Dissolve the yeast in 1/2 cup milk.

In a large bowl, combine flours. Using a wooden spoon or a pastry cutter, work pieces of butter into flour until fine, like cornmeal; set aside a third of this mixture. (This step will make it easier to work the large amount of dough.)

In a medium bowl, dissolve sugar in remaining 1 1/4 cups milk. Stir in the eggs, salt, mace, lemon zest and the yeast mixture.

Using a wooden spoon, mix well with the flour mixture until it's incorporated. Add the reserved third of flour mixture, and mix well until a firmer dough forms, about 15 minutes. You may need to work the dough on a countertop with your hands.

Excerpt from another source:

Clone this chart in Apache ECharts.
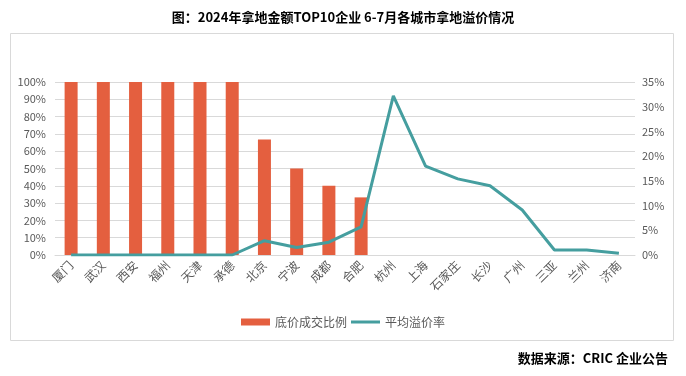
<!DOCTYPE html>
<html>
<head>
<meta charset="utf-8">
<script src="https://cdn.jsdelivr.net/npm/echarts@6/dist/echarts.min.js"></script>
<style>
  html, body { margin: 0; padding: 0; background: #fff; }
  #chart { width: 686px; height: 376px; }
</style>
</head>
<body>
<div id="chart"></div>
<script>
// 城市
const cities = ['厦门', '武汉', '西安', '福州', '天津', '承德', '北京', '宁波', '成都', '合肥',
  '杭州', '上海', '石家庄', '长沙', '广州', '三亚', '兰州', '济南'];
// 底价成交比例 (%)
const floorRatio = [100, 100, 100, 100, 100, 100, 66.7, 50, 40, 33.3,
  '-', '-', '-', '-', '-', '-', '-', '-'];
// 平均溢价率 (%)
const premiumRate = [0, 0, 0, 0, 0, 0, 2.9, 1.5, 2.6, 5.7,
  32.2, 18.0, 15.4, 14.0, 9.1, 1.0, 1.0, 0.35];

const textColor = '#595959';
const gridColor = '#D9D9D9';
const font = '"Noto Sans CJK SC", "Noto Sans", sans-serif';

const myChart = echarts.init(document.getElementById('chart'));

myChart.setOption({
  animation: false,
  title: [
    {
      text: '图：2024年拿地金额TOP10企业 6-7月各城市拿地溢价情况',
      left: 'center',
      top: 6,
      textStyle: { fontSize: 13, fontWeight: 'bold', color: '#000', fontFamily: font },
    },
    {
      text: '数据来源：CRIC 企业公告',
      right: 13,
      top: 347,
      textStyle: { fontSize: 13, fontWeight: 'bold', color: '#000', fontFamily: font },
    },
  ],
  graphic: [
    {
      // 外枠
      type: 'rect',
      shape: { x: 10.5, y: 33.5, width: 663, height: 307 },
      style: { fill: 'none', stroke: gridColor, lineWidth: 1 },
      silent: true,
    },
  ],
  legend: {
    top: 311,
    left: 'center',
    itemWidth: 29,
    itemHeight: 7,
    itemGap: 4,
    textStyle: { fontSize: 12, color: textColor, fontFamily: font },
    data: [
      { name: '底价成交比例', icon: 'rect' },
      {
        // 線だけの凡例アイコン（上下の極小片で枠の高さを保つ）
        name: '平均溢价率',
        icon: 'path://M0,0L0.1,0L0.1,0.01Z M0,2L29,2L29,5L0,5Z M28.9,7L29,7L29,6.99Z',
      },
    ],
  },
  grid: {
    left: 55,
    right: 51,
    top: 82,
    bottom: 121,
  },
  xAxis: {
    type: 'category',
    data: cities,
    axisLine: { lineStyle: { color: gridColor } },
    axisTick: { show: false },
    axisLabel: {
      rotate: 45,
      interval: 0,
      margin: 8,
      fontSize: 12,
      color: textColor,
      fontFamily: font,
    },
  },
  yAxis: [
    {
      // 底价成交比例 Y軸
      type: 'value',
      min: 0,
      max: 100,
      interval: 10,
      axisLabel: { formatter: '{value}%', fontSize: 11, color: textColor, margin: 9, fontFamily: font },
      axisLine: { show: false },
      axisTick: { show: false },
      splitLine: { lineStyle: { color: gridColor } },
    },
    {
      // 平均溢价率 Y軸
      type: 'value',
      min: 0,
      max: 35,
      interval: 5,
      axisLabel: { formatter: '{value}%', fontSize: 11, color: textColor, margin: 7, fontFamily: font },
      axisLine: { show: false },
      axisTick: { show: false },
      splitLine: { show: false },
    },
  ],
  series: [
    {
      name: '底价成交比例',
      type: 'bar',
      data: floorRatio,
      barWidth: 13,
      itemStyle: { color: '#E45F3F' },
    },
    {
      name: '平均溢价率',
      type: 'line',
      yAxisIndex: 1,
      data: premiumRate,
      symbol: 'none',
      lineStyle: { color: '#459E9F', width: 3 },
      itemStyle: { color: '#459E9F' },
    },
  ],
});
</script>
</body>
</html>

Cover dough with plastic wrap; let rise until doubled in size, about 2 hours.

Transfer dough to a floured surface. Divide in half. Work almonds and raisins into each half.

Preheat oven to 325 degrees.

Divide one dough half into 4 pieces. Roll each piece out lengthwise to 16-18 inches; braid the 4 pieces together. Transfer the braid to a greased baking sheet, laying it lengthwise.

Divide the other dough half into 4 pieces, and set 1 piece aside. Roll the remaining 3 pieces out lengthwise to 16-18 inches, and braid them together. Place lengthwise on top of the first braid.

Roll the remaining piece out lengthwise to 16-18 inches. Twist it like a rope, fold it in half and place it lengthwise on top of the braided layers.

Brush loaf with egg. Bake for 50 minutes.